## Given request
Repeat every line below exactly as it reads.

## Dataset content
** START **

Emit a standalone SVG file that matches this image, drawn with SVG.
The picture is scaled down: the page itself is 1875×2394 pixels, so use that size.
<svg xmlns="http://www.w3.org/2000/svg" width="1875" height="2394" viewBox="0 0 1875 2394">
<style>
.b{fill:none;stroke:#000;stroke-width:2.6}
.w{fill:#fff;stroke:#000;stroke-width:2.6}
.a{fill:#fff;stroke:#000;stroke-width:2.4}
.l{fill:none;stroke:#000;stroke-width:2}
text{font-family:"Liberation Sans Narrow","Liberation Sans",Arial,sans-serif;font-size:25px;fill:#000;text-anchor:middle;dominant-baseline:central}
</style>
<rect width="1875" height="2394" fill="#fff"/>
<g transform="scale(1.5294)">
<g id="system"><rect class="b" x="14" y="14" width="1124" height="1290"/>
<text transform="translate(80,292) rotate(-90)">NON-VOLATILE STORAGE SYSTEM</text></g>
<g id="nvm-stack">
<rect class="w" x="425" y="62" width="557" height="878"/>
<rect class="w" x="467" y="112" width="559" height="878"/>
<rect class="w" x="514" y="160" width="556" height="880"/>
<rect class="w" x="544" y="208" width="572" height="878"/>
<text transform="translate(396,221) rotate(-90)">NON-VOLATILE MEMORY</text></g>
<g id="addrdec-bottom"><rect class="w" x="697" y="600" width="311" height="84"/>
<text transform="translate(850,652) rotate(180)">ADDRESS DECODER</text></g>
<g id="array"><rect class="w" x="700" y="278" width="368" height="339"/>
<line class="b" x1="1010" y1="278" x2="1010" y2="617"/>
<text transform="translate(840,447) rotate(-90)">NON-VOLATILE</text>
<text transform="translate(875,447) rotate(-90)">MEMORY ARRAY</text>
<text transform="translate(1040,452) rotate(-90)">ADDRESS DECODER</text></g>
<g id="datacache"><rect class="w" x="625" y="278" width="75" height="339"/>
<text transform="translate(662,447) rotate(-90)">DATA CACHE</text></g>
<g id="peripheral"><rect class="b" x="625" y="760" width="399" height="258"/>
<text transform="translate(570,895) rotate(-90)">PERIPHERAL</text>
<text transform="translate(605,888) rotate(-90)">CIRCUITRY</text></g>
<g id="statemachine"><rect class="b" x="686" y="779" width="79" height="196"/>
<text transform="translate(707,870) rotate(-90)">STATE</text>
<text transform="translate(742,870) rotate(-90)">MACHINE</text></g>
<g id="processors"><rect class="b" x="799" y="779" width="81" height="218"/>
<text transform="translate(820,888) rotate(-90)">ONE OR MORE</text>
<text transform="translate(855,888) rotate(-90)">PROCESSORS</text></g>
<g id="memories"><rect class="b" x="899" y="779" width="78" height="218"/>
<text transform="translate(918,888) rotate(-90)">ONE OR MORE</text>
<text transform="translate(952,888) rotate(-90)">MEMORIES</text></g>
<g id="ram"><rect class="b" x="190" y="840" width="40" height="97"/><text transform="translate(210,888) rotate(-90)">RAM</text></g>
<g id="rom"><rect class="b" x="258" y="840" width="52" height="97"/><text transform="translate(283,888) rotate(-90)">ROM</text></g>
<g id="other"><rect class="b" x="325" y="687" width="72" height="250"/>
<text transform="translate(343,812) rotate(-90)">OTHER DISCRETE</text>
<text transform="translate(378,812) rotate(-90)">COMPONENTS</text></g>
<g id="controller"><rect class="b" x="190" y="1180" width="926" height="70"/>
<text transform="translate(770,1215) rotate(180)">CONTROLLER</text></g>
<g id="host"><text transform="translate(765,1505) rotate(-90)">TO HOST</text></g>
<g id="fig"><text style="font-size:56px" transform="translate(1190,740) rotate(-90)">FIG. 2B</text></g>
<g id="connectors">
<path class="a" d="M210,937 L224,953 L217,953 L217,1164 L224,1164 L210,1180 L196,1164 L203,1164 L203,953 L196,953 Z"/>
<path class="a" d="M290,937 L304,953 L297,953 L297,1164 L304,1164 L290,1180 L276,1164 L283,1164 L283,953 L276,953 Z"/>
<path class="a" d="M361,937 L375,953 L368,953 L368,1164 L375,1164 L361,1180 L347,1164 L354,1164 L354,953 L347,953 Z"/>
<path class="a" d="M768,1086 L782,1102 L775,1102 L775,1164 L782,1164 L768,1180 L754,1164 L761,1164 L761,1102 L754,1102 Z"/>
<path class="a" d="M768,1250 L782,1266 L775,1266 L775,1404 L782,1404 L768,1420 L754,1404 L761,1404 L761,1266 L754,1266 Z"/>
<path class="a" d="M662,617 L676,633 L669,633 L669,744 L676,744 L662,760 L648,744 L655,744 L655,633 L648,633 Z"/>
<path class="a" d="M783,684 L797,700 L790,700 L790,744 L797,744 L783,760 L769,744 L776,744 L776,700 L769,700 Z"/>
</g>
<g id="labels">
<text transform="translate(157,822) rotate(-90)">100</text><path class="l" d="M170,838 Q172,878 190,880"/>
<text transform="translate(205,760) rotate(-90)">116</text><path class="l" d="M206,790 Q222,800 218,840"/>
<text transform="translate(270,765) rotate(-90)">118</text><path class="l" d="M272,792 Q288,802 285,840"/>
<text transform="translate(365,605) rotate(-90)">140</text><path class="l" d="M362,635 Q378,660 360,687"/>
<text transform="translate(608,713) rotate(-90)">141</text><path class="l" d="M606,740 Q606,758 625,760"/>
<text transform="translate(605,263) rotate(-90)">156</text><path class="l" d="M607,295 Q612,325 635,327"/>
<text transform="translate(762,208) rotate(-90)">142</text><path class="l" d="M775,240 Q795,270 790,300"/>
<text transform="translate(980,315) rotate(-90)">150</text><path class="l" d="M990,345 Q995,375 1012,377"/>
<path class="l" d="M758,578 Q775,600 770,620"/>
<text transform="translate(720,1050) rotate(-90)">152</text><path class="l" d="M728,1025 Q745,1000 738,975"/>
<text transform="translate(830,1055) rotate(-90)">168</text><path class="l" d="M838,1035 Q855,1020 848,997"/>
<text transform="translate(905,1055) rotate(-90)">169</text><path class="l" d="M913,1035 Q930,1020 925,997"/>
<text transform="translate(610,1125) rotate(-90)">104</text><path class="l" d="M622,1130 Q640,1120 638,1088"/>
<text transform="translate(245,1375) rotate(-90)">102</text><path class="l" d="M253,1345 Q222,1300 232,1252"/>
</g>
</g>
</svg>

** END **

## Result of this task
Emit a standalone SVG file that matches this image, drawn with SVG.
The picture is scaled down: the page itself is 1875×2394 pixels, so use that size.
<svg xmlns="http://www.w3.org/2000/svg" width="1875" height="2394" viewBox="0 0 1875 2394">
<style>
.b{fill:none;stroke:#000;stroke-width:2.6}
.w{fill:#fff;stroke:#000;stroke-width:2.6}
.a{fill:#fff;stroke:#000;stroke-width:2.4}
.l{fill:none;stroke:#000;stroke-width:2}
text{font-family:"Liberation Sans Narrow","Liberation Sans",Arial,sans-serif;font-size:25px;fill:#000;text-anchor:middle;dominant-baseline:central}
</style>
<rect width="1875" height="2394" fill="#fff"/>
<g transform="scale(1.5294)">
<g id="system"><rect class="b" x="14" y="14" width="1124" height="1290"/>
<text transform="translate(80,292) rotate(-90)">NON-VOLATILE STORAGE SYSTEM</text></g>
<g id="nvm-stack">
<rect class="w" x="425" y="62" width="557" height="878"/>
<rect class="w" x="467" y="112" width="559" height="878"/>
<rect class="w" x="514" y="160" width="556" height="880"/>
<rect class="w" x="544" y="208" width="572" height="878"/>
<text transform="translate(396,221) rotate(-90)">NON-VOLATILE MEMORY</text></g>
<g id="addrdec-bottom"><rect class="w" x="697" y="600" width="311" height="84"/>
<text transform="translate(850,652) rotate(180)">ADDRESS DECODER</text></g>
<g id="array"><rect class="w" x="700" y="278" width="368" height="339"/>
<line class="b" x1="1010" y1="278" x2="1010" y2="617"/>
<text transform="translate(840,447) rotate(-90)">NON-VOLATILE</text>
<text transform="translate(875,447) rotate(-90)">MEMORY ARRAY</text>
<text transform="translate(1040,452) rotate(-90)">ADDRESS DECODER</text></g>
<g id="datacache"><rect class="w" x="625" y="278" width="75" height="339"/>
<text transform="translate(662,447) rotate(-90)">DATA CACHE</text></g>
<g id="peripheral"><rect class="b" x="625" y="760" width="399" height="258"/>
<text transform="translate(570,895) rotate(-90)">PERIPHERAL</text>
<text transform="translate(605,888) rotate(-90)">CIRCUITRY</text></g>
<g id="statemachine"><rect class="b" x="686" y="779" width="79" height="196"/>
<text transform="translate(707,870) rotate(-90)">STATE</text>
<text transform="translate(742,870) rotate(-90)">MACHINE</text></g>
<g id="processors"><rect class="b" x="799" y="779" width="81" height="218"/>
<text transform="translate(820,888) rotate(-90)">ONE OR MORE</text>
<text transform="translate(855,888) rotate(-90)">PROCESSORS</text></g>
<g id="memories"><rect class="b" x="899" y="779" width="78" height="218"/>
<text transform="translate(918,888) rotate(-90)">ONE OR MORE</text>
<text transform="translate(952,888) rotate(-90)">MEMORIES</text></g>
<g id="ram"><rect class="b" x="190" y="840" width="40" height="97"/><text transform="translate(210,888) rotate(-90)">RAM</text></g>
<g id="rom"><rect class="b" x="258" y="840" width="52" height="97"/><text transform="translate(283,888) rotate(-90)">ROM</text></g>
<g id="other"><rect class="b" x="325" y="687" width="72" height="250"/>
<text transform="translate(343,812) rotate(-90)">OTHER DISCRETE</text>
<text transform="translate(378,812) rotate(-90)">COMPONENTS</text></g>
<g id="controller"><rect class="b" x="190" y="1180" width="926" height="70"/>
<text transform="translate(770,1215) rotate(180)">CONTROLLER</text></g>
<g id="host"><text transform="translate(765,1505) rotate(-90)">TO HOST</text></g>
<g id="fig"><text style="font-size:56px" transform="translate(1190,740) rotate(-90)">FIG. 2B</text></g>
<g id="connectors">
<path class="a" d="M210,937 L224,953 L217,953 L217,1164 L224,1164 L210,1180 L196,1164 L203,1164 L203,953 L196,953 Z"/>
<path class="a" d="M290,937 L304,953 L297,953 L297,1164 L304,1164 L290,1180 L276,1164 L283,1164 L283,953 L276,953 Z"/>
<path class="a" d="M361,937 L375,953 L368,953 L368,1164 L375,1164 L361,1180 L347,1164 L354,1164 L354,953 L347,953 Z"/>
<path class="a" d="M768,1086 L782,1102 L775,1102 L775,1164 L782,1164 L768,1180 L754,1164 L761,1164 L761,1102 L754,1102 Z"/>
<path class="a" d="M768,1250 L782,1266 L775,1266 L775,1404 L782,1404 L768,1420 L754,1404 L761,1404 L761,1266 L754,1266 Z"/>
<path class="a" d="M662,617 L676,633 L669,633 L669,744 L676,744 L662,760 L648,744 L655,744 L655,633 L648,633 Z"/>
<path class="a" d="M783,684 L797,700 L790,700 L790,744 L797,744 L783,760 L769,744 L776,744 L776,700 L769,700 Z"/>
</g>
<g id="labels">
<text transform="translate(157,822) rotate(-90)">100</text><path class="l" d="M170,838 Q172,878 190,880"/>
<text transform="translate(205,760) rotate(-90)">116</text><path class="l" d="M206,790 Q222,800 218,840"/>
<text transform="translate(270,765) rotate(-90)">118</text><path class="l" d="M272,792 Q288,802 285,840"/>
<text transform="translate(365,605) rotate(-90)">140</text><path class="l" d="M362,635 Q378,660 360,687"/>
<text transform="translate(608,713) rotate(-90)">141</text><path class="l" d="M606,740 Q606,758 625,760"/>
<text transform="translate(605,263) rotate(-90)">156</text><path class="l" d="M607,295 Q612,325 635,327"/>
<text transform="translate(762,208) rotate(-90)">142</text><path class="l" d="M775,240 Q795,270 790,300"/>
<text transform="translate(980,315) rotate(-90)">150</text><path class="l" d="M990,345 Q995,375 1012,377"/>
<path class="l" d="M758,578 Q775,600 770,620"/>
<text transform="translate(720,1050) rotate(-90)">152</text><path class="l" d="M728,1025 Q745,1000 738,975"/>
<text transform="translate(830,1055) rotate(-90)">168</text><path class="l" d="M838,1035 Q855,1020 848,997"/>
<text transform="translate(905,1055) rotate(-90)">169</text><path class="l" d="M913,1035 Q930,1020 925,997"/>
<text transform="translate(610,1125) rotate(-90)">104</text><path class="l" d="M622,1130 Q640,1120 638,1088"/>
<text transform="translate(245,1375) rotate(-90)">102</text><path class="l" d="M253,1345 Q222,1300 232,1252"/>
</g>
</g>
</svg>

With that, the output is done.